━━━ SOURCE DATA

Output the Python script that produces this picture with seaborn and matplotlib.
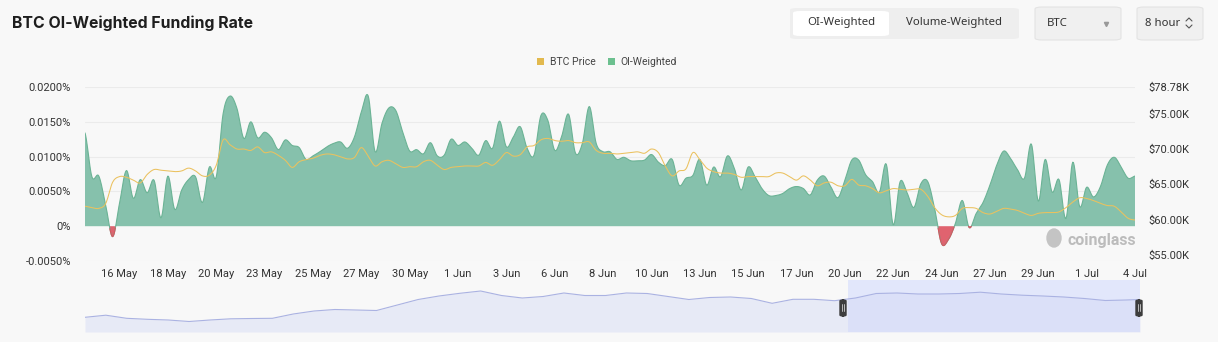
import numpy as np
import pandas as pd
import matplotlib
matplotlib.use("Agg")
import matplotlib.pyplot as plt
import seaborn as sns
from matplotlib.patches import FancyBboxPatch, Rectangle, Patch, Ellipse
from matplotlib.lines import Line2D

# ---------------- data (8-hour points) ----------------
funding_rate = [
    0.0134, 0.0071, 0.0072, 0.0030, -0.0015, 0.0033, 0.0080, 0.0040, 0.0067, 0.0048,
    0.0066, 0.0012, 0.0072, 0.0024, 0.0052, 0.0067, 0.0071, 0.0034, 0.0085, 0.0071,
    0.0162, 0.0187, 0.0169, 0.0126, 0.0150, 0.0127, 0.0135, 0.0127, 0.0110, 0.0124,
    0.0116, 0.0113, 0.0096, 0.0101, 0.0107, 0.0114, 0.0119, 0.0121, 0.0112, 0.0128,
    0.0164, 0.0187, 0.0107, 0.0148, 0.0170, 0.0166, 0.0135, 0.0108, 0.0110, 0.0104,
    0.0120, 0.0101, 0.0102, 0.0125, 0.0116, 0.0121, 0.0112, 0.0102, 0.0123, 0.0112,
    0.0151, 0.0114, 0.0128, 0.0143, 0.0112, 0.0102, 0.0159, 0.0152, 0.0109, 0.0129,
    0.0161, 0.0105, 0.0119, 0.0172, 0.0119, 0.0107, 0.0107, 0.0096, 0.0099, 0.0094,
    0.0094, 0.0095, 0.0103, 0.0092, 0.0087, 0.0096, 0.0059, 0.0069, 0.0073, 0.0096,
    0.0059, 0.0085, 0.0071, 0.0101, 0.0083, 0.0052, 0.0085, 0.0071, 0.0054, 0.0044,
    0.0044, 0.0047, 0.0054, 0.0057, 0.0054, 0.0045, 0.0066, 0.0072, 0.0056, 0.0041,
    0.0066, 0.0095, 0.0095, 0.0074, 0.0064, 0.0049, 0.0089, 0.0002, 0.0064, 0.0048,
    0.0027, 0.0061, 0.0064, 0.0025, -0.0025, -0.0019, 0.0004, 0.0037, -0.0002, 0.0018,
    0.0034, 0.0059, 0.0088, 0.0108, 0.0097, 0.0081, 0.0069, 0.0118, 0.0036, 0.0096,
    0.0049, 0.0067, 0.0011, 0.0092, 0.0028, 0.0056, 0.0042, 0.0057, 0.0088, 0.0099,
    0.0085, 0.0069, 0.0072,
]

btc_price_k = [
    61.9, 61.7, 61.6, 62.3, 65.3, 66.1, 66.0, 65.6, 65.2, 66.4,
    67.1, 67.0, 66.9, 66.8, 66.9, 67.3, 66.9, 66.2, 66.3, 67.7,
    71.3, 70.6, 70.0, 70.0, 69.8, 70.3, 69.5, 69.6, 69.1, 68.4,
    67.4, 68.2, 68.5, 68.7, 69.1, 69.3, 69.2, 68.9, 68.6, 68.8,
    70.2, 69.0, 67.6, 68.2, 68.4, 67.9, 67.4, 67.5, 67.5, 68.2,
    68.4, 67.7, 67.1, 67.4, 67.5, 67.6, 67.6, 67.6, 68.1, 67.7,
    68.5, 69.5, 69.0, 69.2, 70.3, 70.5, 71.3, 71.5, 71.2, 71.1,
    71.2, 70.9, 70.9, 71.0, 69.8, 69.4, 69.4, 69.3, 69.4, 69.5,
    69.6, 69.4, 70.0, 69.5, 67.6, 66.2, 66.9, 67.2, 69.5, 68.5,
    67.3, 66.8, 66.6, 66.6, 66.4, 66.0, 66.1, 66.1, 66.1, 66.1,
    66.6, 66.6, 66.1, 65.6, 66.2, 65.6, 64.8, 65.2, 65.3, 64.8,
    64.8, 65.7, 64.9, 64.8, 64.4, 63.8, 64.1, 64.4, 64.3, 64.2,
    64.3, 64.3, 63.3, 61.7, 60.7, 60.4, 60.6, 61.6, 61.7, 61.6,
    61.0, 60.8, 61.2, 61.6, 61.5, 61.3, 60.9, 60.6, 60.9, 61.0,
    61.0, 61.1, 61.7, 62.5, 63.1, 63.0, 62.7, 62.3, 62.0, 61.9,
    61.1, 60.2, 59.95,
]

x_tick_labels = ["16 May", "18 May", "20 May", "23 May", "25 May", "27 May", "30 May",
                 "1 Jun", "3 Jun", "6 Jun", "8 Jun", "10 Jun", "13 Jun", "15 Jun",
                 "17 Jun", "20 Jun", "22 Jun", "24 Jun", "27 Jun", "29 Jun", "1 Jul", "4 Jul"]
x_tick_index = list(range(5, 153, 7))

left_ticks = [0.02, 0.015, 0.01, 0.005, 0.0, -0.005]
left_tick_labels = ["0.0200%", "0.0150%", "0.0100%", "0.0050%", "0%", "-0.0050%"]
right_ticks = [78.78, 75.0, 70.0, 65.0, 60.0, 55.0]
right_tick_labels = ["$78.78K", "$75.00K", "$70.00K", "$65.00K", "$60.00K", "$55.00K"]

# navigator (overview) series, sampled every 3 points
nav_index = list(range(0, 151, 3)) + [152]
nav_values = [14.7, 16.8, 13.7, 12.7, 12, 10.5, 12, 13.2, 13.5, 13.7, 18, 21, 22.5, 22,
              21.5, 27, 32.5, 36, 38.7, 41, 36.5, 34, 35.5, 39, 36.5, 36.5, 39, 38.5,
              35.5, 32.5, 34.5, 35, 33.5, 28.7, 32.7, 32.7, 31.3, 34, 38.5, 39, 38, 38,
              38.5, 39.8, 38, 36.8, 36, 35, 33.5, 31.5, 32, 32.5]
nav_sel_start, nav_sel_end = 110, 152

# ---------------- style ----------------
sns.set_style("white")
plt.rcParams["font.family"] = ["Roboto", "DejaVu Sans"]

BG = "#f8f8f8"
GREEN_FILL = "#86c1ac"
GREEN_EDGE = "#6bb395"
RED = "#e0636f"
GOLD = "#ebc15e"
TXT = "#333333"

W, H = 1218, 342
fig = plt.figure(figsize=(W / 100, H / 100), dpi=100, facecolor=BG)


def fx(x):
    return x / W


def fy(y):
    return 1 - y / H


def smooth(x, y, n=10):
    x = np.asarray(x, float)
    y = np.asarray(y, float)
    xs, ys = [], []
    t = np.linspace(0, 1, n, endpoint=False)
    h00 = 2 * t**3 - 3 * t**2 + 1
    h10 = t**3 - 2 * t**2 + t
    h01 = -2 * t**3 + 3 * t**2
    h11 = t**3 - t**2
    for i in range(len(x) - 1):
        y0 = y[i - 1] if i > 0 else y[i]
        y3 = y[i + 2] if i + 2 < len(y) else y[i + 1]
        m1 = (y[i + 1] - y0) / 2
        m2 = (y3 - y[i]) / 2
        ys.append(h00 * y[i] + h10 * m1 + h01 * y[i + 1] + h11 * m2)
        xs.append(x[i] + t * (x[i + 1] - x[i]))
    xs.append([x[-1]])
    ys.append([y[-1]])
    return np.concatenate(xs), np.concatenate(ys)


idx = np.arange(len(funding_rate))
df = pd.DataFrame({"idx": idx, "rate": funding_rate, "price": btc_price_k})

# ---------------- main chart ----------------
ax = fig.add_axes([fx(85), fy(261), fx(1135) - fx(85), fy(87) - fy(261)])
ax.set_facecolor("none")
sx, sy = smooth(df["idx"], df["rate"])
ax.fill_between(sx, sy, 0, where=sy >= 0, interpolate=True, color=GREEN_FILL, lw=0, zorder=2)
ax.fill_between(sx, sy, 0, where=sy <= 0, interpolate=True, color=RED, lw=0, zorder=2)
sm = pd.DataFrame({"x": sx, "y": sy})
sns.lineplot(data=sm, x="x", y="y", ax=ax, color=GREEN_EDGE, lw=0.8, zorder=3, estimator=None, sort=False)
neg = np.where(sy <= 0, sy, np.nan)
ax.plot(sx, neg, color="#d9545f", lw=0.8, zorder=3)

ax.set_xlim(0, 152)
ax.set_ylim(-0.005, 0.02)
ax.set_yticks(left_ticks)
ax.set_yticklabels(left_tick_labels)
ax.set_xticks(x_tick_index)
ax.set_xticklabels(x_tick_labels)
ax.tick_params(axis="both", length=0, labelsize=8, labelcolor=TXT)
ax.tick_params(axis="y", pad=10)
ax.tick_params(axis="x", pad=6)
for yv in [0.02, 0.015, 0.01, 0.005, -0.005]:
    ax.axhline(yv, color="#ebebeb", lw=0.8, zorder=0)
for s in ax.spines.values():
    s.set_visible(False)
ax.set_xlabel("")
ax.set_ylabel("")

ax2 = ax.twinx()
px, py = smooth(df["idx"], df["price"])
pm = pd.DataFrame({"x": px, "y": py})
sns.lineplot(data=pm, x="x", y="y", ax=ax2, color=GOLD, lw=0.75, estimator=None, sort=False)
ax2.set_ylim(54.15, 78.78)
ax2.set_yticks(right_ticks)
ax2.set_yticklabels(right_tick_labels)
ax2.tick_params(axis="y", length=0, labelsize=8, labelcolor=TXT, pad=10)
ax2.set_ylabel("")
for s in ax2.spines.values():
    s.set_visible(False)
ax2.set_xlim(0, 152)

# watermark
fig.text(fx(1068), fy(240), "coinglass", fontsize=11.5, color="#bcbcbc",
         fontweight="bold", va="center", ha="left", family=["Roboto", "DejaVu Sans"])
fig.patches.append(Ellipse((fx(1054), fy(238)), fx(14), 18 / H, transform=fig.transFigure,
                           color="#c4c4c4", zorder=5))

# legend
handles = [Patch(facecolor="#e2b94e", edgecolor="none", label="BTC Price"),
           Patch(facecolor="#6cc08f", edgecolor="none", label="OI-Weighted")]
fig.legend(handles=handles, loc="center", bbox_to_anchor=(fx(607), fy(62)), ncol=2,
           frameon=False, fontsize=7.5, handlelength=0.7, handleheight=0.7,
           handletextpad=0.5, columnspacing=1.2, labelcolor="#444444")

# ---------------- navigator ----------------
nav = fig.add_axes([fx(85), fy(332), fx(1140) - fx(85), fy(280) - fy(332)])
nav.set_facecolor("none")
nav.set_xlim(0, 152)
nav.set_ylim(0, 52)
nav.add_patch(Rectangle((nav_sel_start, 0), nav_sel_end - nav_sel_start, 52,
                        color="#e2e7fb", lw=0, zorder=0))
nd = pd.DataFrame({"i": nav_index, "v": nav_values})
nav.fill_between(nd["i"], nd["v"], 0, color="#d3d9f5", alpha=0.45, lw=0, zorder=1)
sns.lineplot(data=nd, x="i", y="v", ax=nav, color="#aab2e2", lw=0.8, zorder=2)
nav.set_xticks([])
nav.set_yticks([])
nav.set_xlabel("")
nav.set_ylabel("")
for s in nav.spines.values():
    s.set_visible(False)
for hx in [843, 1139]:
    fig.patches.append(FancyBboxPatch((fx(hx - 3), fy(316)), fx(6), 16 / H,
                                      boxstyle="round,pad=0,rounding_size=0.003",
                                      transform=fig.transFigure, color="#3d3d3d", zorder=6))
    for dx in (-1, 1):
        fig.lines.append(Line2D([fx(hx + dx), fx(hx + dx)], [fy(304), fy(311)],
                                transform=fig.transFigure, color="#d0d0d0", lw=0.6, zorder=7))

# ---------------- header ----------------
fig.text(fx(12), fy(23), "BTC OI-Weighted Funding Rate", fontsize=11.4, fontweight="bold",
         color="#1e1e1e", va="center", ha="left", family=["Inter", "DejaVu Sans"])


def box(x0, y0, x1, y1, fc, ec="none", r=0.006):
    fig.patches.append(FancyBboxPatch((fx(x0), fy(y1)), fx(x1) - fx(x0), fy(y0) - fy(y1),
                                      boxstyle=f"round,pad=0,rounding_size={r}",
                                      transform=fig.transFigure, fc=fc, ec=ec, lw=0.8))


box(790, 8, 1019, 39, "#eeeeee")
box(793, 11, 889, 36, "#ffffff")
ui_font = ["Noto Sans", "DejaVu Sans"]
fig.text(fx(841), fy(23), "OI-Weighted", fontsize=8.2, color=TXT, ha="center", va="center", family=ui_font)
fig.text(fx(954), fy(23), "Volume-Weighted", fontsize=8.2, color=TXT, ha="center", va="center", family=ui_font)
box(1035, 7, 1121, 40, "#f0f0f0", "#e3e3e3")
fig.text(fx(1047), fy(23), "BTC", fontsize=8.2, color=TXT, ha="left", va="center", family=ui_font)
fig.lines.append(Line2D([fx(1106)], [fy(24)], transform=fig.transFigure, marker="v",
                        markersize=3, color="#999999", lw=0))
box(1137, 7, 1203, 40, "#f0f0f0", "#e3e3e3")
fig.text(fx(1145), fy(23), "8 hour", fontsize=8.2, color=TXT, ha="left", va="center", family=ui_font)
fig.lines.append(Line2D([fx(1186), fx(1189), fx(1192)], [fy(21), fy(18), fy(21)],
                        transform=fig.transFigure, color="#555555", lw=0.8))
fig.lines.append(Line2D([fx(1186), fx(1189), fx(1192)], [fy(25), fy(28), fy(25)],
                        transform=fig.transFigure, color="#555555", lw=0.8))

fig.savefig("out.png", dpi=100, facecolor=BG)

━━━━━━

**REQUIREMENT**
Repeat exactly and only the lines from the start of the data above through the line that holds "from matplotlib.lines import Line2D", inclusive. Pictures do not belong in the copy.

**RESULT FOR THIS EXERCISE**
Output the Python script that produces this picture with seaborn and matplotlib.
import numpy as np
import pandas as pd
import matplotlib
matplotlib.use("Agg")
import matplotlib.pyplot as plt
import seaborn as sns
from matplotlib.patches import FancyBboxPatch, Rectangle, Patch, Ellipse
from matplotlib.lines import Line2D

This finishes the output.